REVIEW: “The Last Letter From Your Lover” (2021)

The new Netflix romantic drama “The Last Letter From Your Lover” strolls across three(ish) timelines to tell the story of two lovers who embark on one illicit love affair during the summer of 1965. Bouncing back and forth between the then and now, “The Last Letter” sets out to capture the look and feel of a classic Hollywood romance while at the same time contrasting it with a budding modern love story. It’s nothing we haven’t seen before, but there’s just enough spark to keep us caring.

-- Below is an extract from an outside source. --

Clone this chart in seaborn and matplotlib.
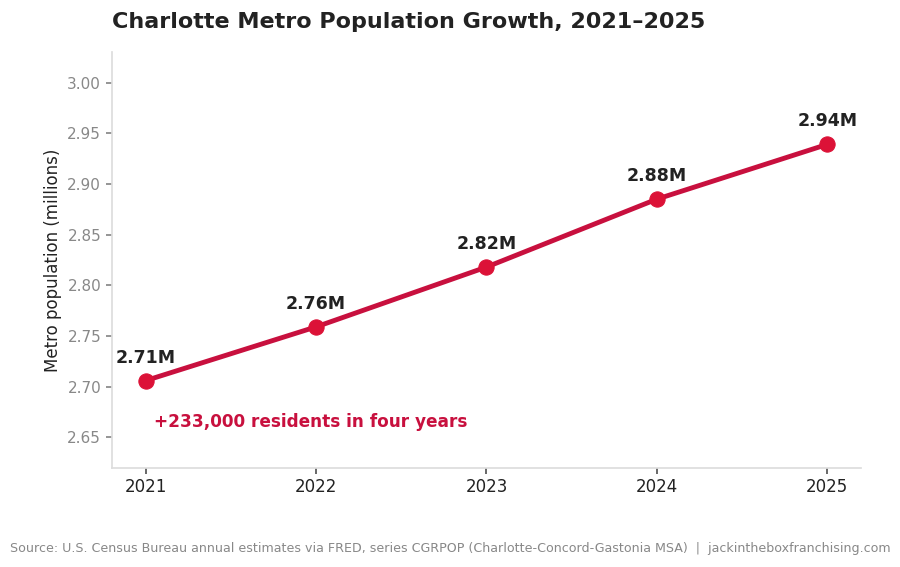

Directed by Augustine Frizzell and written by Nick Payne and Esta Spalding, the film is an adaptation of a 2012 novel of the same name by Jojo Moyes. The time-hopping narrative begins in 1965 London. Jenny (Shailene Woodley) sits in the car gazing out the window with a look of poorly veiled apprehension and uncertainty. A scar on the left side of her face runs from the corner of her eye to mid-cheek, hinting at the story we’re about to be told. “Everything’s going to be fine darling” says her seemingly concerned husband Larry (Joe Alwyn).

Image Courtesy of Netflix

We learn Jenny is returning home from the hospital following a serious car accident. In addition the the scar, the wreck also left her with short-term memory loss. But when she stumbles upon a letter tucked away in a book, pieces of her memory slowly start falling back into place. She begins to recall details of a romantic relationship she had with a young writer named Anthony (Callum Turner). Soon she’s searching everywhere for more letters that can help her remember this man and what he meant to her.

Jump ahead to current day. Ellie Haworth (Felicity Jones) is a features writer for the London Chronicle who comes across an old love letter while researching for another story. It’s addressed to someone called “J” from someone going by “Boot”. Captivated, Ellie begins looking for more letters, enlisting the help of the company’s jittery archivist Rory (played with just the right amount of humor and warmth by Nabhaan Rizwan).

Now stay with me, Jenny in 1965 and Ellie in the present day begin pasting together the romance behind the letters. The movie hops back six months prior to Jenny’s car accident when she and Larry are in the French Riviera. There she meets Anthony O’Hare who’s in town to write a piece on her husband. Hurt by her husband’s belittlement and neglect, Jenny sees the opposite in Anthony and soon the two are engaged in a whirlwind affair across the beautiful French countryside.

As you can probably guess (or if you saw the trailer) all of storylines eventually converge with various degrees of success. For the most part Frizzell holds it all together (the time-jumping is a little clunky but never becomes convoluted or overbearing). And while the story has its share of contrivances, Frizzell maintains a good sense of pacing so we never get stuck in one place very long. Also, I wouldn’t call the film visually flavorful, but Frizzell and DP George Steel do give us several scenes, almost exclusively in the 1965 setting, that crackle with old Hollywood style.

Image Courtesy of Netflix

The movie’s biggest issue comes with the current day storyline where Ellie begins a romance of her own with Rory; one that never gets above room temperature. Not enough time is given to building the connection between them and their relationship feels like an awkward inevitability, existing strictly because it’s in the script. The movie could lose the entire angle and never miss a beat.

In a very real way I’m glad “The Last Letter From Your Lover” exists. It’s extremely rare to get a true romance these days, not a romcom or a teeny flick, but a straight-up old-school romance soaked with longing and full of heart-pumping desire. They don’t come along very often. Today’s filmmakers have no interest in them and studios seem happy to leave them for the Hallmark Channel made-for-television assembly line. But there is something robustly cinematic about a well-made romance. “The Last Letter From Your Lover” isn’t the movie to usher in a new wave of romance films, but it does give a little taste of what the genre can be. I just wish it was a more filling meal. “The Last Letter From Your Lover” is now streaming on Netflix.